Inconsistency Between Paper Description (Pixel-level SSM) and Code Implementation (BiPixelMambaLayer) #5

Open Zewbiee opened 1 month ago

Zewbiee commented 1 month ago

Hello, thank you for your inspiring work! However, I have a little confusion.

In the paper's description of Pixel-level SSM, it states, "when these sub-kernels are sent into a Mamba layer, the local adjacent pixels will be input continuously into SSM." However, from LKMUNet.py#L123, it appears that the BiPixelMambaLayer actually forms a token sequence with pixels of stride self.p.

Could you please explain this discrepancy?

wjh892521292 commented 1 month ago

Sub-kernels are obtained by LKMUNet.py#L123 with the kernel number hyperparameter self.p. Self.p denotes the kernel numbers along each dimension, not the stride. So the feature map is divided into p x p sub-kernels, the pixels with size H/p x W/p within the same kernel are adjacent and input continuously into SSM.

Zewbiee commented 1 month ago

So the feature map is divided into p x p sub-kernels, the pixels with size H/p x W/p within the same kernel are adjacent and input continuously into SSM.

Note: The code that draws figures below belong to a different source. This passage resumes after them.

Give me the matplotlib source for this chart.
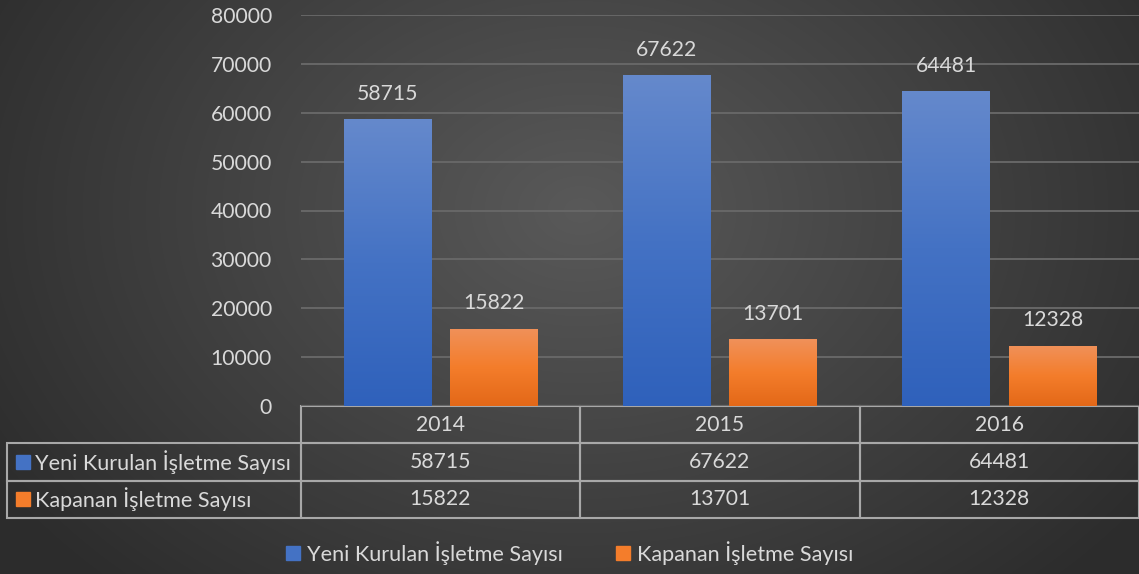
import matplotlib
matplotlib.use("Agg")
import matplotlib.pyplot as plt
import numpy as np
from matplotlib.colors import LinearSegmentedColormap
from matplotlib.lines import Line2D

plt.rcParams["font.family"] = ["Lato", "DejaVu Sans"]

# --- データ ---
years = ["2014", "2015", "2016"]
series_names = ["Yeni Kurulan İşletme Sayısı", "Kapanan İşletme Sayısı"]
yeni = [58715, 67622, 64481]
kapanan = [15822, 13701, 12328]
y_ticks = [0, 10000, 20000, 30000, 40000, 50000, 60000, 70000, 80000]

TEXT = "#d9d9d9"
GRID = "#676767"
TABLE_LINE = "#a8a8a8"
BLUE = ["#2f61bb", "#4472c4", "#6589cc"]     # 下 -> 上
ORANGE = ["#e36818", "#f47d2b", "#f0915a"]
FS_NUM = 15.2
FS_LABEL = 15.6

fig = plt.figure(figsize=(11.39, 5.74), dpi=100)

# 背景（放射状グラデーション）
bg = fig.add_axes([0, 0, 1, 1], zorder=-10)
yy, xx = np.mgrid[0:574, 0:1139]
r = np.sqrt(((xx - 580) / 700.0) ** 2 + ((yy - 210) / 520.0) ** 2)
r = np.clip(r, 0, 1)
bg_cmap = LinearSegmentedColormap.from_list("bg", ["#595959", "#2c2c2c"])
bg.imshow(r, cmap=bg_cmap, aspect="auto", vmin=0, vmax=1)
bg.axis("off")

ax = fig.add_axes([301 / 1139, 1 - 406 / 574, 1 - 301 / 1139, 391 / 574])
ax.set_facecolor("none")

x = np.arange(len(years))
width = 0.314
offset = 0.19

def gradient_bars(bars, colors):
    cmap = LinearSegmentedColormap.from_list("g", colors)
    grad = np.linspace(0, 1, 256).reshape(-1, 1)
    for b in bars:
        b.set_facecolor("none")
        b.set_edgecolor("none")
        x0, y0 = b.get_x(), b.get_y()
        im = ax.imshow(grad, cmap=cmap, origin="lower", aspect="auto",
                       extent=[x0, x0 + b.get_width(), y0, y0 + b.get_height()],
                       zorder=3)
        im.set_clip_path(b)

bars1 = ax.bar(x - offset, yeni, width, zorder=3)
bars2 = ax.bar(x + offset, kapanan, width, zorder=3)
gradient_bars(bars1, BLUE)
gradient_bars(bars2, ORANGE)

ax.bar_label(bars1, labels=[str(v) for v in yeni], padding=11, color=TEXT, fontsize=FS_NUM)
ax.bar_label(bars2, labels=[str(v) for v in kapanan], padding=11, color=TEXT, fontsize=FS_NUM)

ax.set_xlim(-0.5, len(years) - 0.5)
ax.set_ylim(0, 80000)
ax.set_yticks(y_ticks)
ax.set_yticklabels([str(t) for t in y_ticks], fontsize=FS_NUM, color=TEXT)
ax.tick_params(axis="y", length=0, pad=21)
ax.set_xticks([])
ax.grid(True, axis="y", color=GRID, linewidth=1.4)
ax.set_axisbelow(True)
for s in ax.spines.values():
    s.set_visible(False)

# データテーブル
cell_text = [[""] + years,
             [series_names[0]] + [str(v) for v in yeni],
             [series_names[1]] + [str(v) for v in kapanan]]
lw = 294 / 839
h = 112 / 391
tbl = ax.table(cellText=cell_text, cellLoc="center",
               colWidths=[294, 280, 280, 280],
               bbox=[-lw, -h, 1 + lw, h])
tbl.auto_set_font_size(False)
for (row, col), cell in tbl.get_celld().items():
    cell.set_facecolor("none")
    cell.set_edgecolor(TABLE_LINE)
    cell.set_linewidth(1.5)
    cell.get_text().set_color(TEXT)
    cell.get_text().set_fontsize(FS_NUM)
    if col == 0:
        cell.get_text().set_ha("left")
        cell.get_text().set_fontsize(FS_LABEL)
        cell._loc = "left"
        cell.PAD = 0.095
    if row == 0 and col == 0:
        cell.visible_edges = ""

# 行ラベルの色見本
for i, c in enumerate([BLUE[1], ORANGE[1]]):
    yc = -h + h * (2 - i - 0.5) / 3
    ax.plot([-lw + 15.5 / 839], [yc], marker="s", markersize=10.5, color=c,
            linestyle="none", transform=ax.transAxes, clip_on=False)

# 凡例
handles = [Line2D([], [], marker="s", markersize=10, linestyle="none", color=BLUE[1]),
           Line2D([], [], marker="s", markersize=10, linestyle="none", color=ORANGE[1])]
fig.legend(handles, series_names, loc="center", bbox_to_anchor=(0.5, 1 - 553 / 574),
           ncol=2, frameon=False, fontsize=FS_LABEL, labelcolor=TEXT,
           handlelength=0.7, handletextpad=0.3, columnspacing=2.4)

fig.savefig("out.png", dpi=100)
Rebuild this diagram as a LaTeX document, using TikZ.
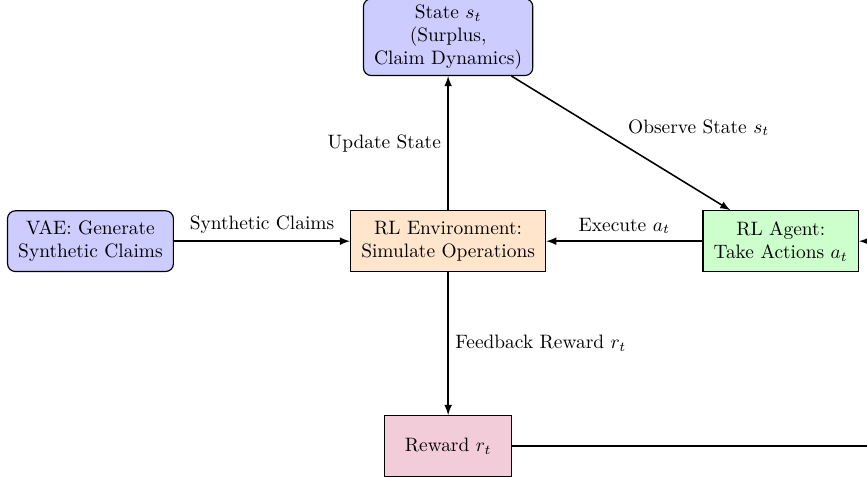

If so, I think the code should be

x_div = x.reshape(B, C, self.p, H//self.p, self.p, W//self.p).permute(0, 2, 4, 1, 3, 5).contiguous().view(B*self.p*self.p, C, H//self.p, W//self.p)

instead of

x_div = x.reshape(B, C, H//self.p, self.p, W//self.p, self.p).permute(0, 3, 5, 1, 2, 4).contiguous().view(B*self.p*self.p, C, H//self.p, W//self.p)

To confirm this, I generated an example image (with shape of $300 \times 300 \times 3$):

example img

Set self.p = 3. As described in the paper, x_div[0] should be a solid color image (with shape of $100 \times 100 \times 3$). However, LKMUNet.py#L123 gives 9 colors.